There are nine beds, and from Labor Day to Memorial Day they’re available on a first-come, first-serve basis. Peoples Church is a member of Churches United, which provides beds on a rotating basis at about a dozen houses of worship in Bemidji in wintertime. There is no permanent, 24-hour a day, seven-day a week homeless shelter here. In the summer, when Peoples Church closes its doors at night, there is nowhere to sleep but outside.

The homeless roam.

Simply put, there is no guarantee that a discovery like the one two boys made on June 21, when Butch’s body turned up on Nymore Beach after a night, and possibly day, of drinking, won't again be made. There’s no guaranteed place to stay if you’re drunk, not if Peoples Church is full, or it’s after 10 p.m. when the doors are locked. There’s no promise that another man won’t end up like Michael Jourdain, who died in 2010 near the inlet to Lake Bemidji after years of battling alcoholism.
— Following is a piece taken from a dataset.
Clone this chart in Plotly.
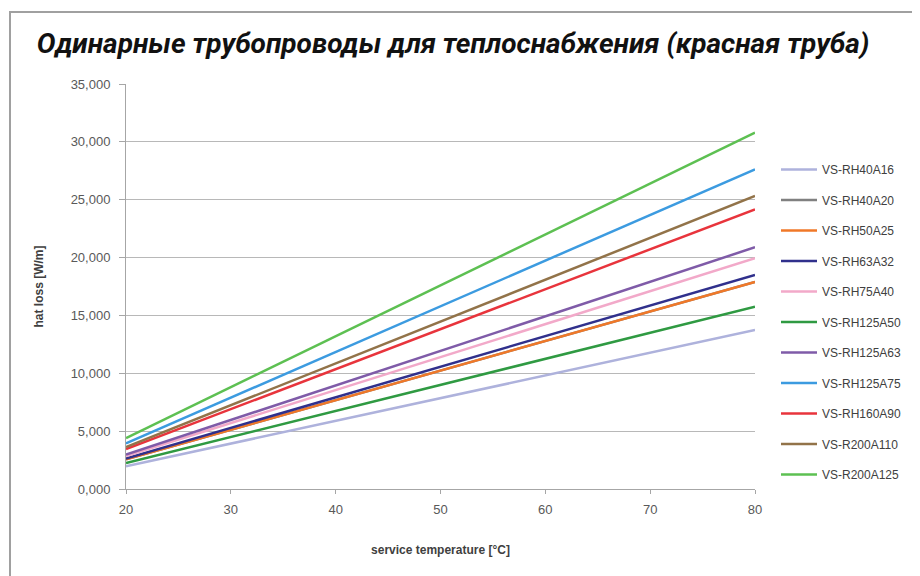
import plotly.graph_objects as go

# data
temperature = [20, 80]

series_names = [
    "VS-RH40A16", "VS-RH40A20", "VS-RH50A25", "VS-RH63A32", "VS-RH75A40",
    "VS-RH125A50", "VS-RH125A63", "VS-RH125A75", "VS-RH160A90",
    "VS-R200A110", "VS-R200A125",
]
heat_loss_20 = [1960, 2560, 2560, 2640, 2850, 2250, 2980, 3950, 3450, 3620, 4400]
heat_loss_80 = [13740, 17900, 17900, 18490, 19940, 15750, 20890, 27630, 24170, 25320, 30790]

colors = [
    "#aeb2dc", "#808080", "#f07828", "#30308c", "#f2a9c9",
    "#2f9a42", "#7f5ba8", "#3c9be0", "#e8343c", "#927349", "#5dc052",
]

y_ticks = [0, 5000, 10000, 15000, 20000, 25000, 30000, 35000]
y_tick_text = ["0,000", "5,000", "10,000", "15,000", "20,000", "25,000", "30,000", "35,000"]
x_ticks = [20, 30, 40, 50, 60, 70, 80]

fig = go.Figure()
for name, y0, y1, c in zip(series_names, heat_loss_20, heat_loss_80, colors):
    fig.add_trace(go.Scatter(
        x=temperature, y=[y0, y1], name=name, mode="lines",
        line=dict(color=c, width=2.5), legendgroup=name,
    ))

# the page body adds an 8px offset, so work in screen pixels and subtract it
OFF = 8
# plot area on screen: x 126..755, y 84..489
L, T = 126 - OFF, 84 - OFF
pw, ph = 629, 405
R, B = 920 - L - pw, 576 - T - ph


def px_x(p):
    return (p - OFF - L) / pw


def px_y(p):
    return (T + ph - (p - OFF)) / ph


tick_font = dict(family="Liberation Sans", size=13, color="#595959")
axis_title_font = dict(family="Liberation Sans", size=12, color="#404040")

fig.update_layout(
    width=920, height=576,
    margin=dict(l=L, r=R, t=T, b=B),
    paper_bgcolor="white", plot_bgcolor="white",
    title=dict(
        text="<b><i>Одинарные трубопроводы для теплоснабжения (красная труба)</i></b>",
        font=dict(family="Roboto", size=28, color="#111111"),
        x=px_x(453), xref="paper", xanchor="center",
        y=1 - (43 - OFF) / 576, yanchor="middle",
    ),
    xaxis=dict(
        range=[20, 80], tickvals=x_ticks, tickfont=tick_font,
        showgrid=False, showline=True, linecolor="#a6a6a6", linewidth=1,
        ticks="outside", ticklen=4, tickcolor="#a6a6a6", ticklabelstandoff=4,
        title=dict(text="<b>service temperature [°C]</b>", font=axis_title_font,
                   standoff=30),
    ),
    yaxis=dict(
        range=[0, 35000], tickvals=y_ticks, ticktext=y_tick_text, tickfont=tick_font,
        showgrid=True, gridcolor="#b8b8b8", gridwidth=1,
        showline=True, linecolor="#a6a6a6", linewidth=1,
        ticks="outside", ticklen=6, tickcolor="#a6a6a6", ticklabelstandoff=6,
        zeroline=False,
        title=dict(text="<b>hat loss [W/m]</b>", font=axis_title_font,
                   standoff=24),
    ),
    legend=dict(
        x=px_x(776), y=px_y(155), xanchor="left", yanchor="top",
        font=dict(family="Liberation Sans", size=12, color="#404040"),
        itemwidth=36, tracegroupgap=11.5, traceorder="grouped",
        bgcolor="rgba(0,0,0,0)",
    ),
    shapes=[dict(
        type="rect", xref="paper", yref="paper",
        x0=px_x(10), x1=px_x(915), y0=px_y(590), y1=px_y(12),
        line=dict(color="#a0a0a0", width=2), fillcolor="rgba(0,0,0,0)",
        layer="below",
    )],
)

fig.write_html("out.html")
For some, Bemidji is a place where people go to drink, and die.

“He could not beat the alcohol,” Sarah Einerson, of Churches United, said of Jourdain.

Pine Manor, the nearest detox facility, is about an hour away. For those who want to dry out, or who have simply had far too much alcohol, the options are jail, the emergency room, the Law Enforcement Center, Peoples Church, the streets or, in Butch’s case, the shores of Lake Bemidji.

The needs

Butch’s death prompted some reaction in the community. Mike Bredon, executive director of Upstream TV, hosted roundtables with members of the community on the issue of homelessness in the weeks after Butch’s body was found. In one, Bemidji Police Chief Mike Mastin and Mayor Rita Albrecht weighed in. And at the July 15 City Council meeting, councilor Reed Olson, whose fourth ward covers much of the downtown area where the homeless are most often seen, addressed the death of Butch.

“I hope that we can do something in the future as a community to provide aid and assistance to this most vulnerable portion of our society,” he told the council. “Right now, (the statues of) Paul and Babe is their shelter. The bridge between Lake Bemidji and Lake Irving is their shelter. They tend to be forgotten.”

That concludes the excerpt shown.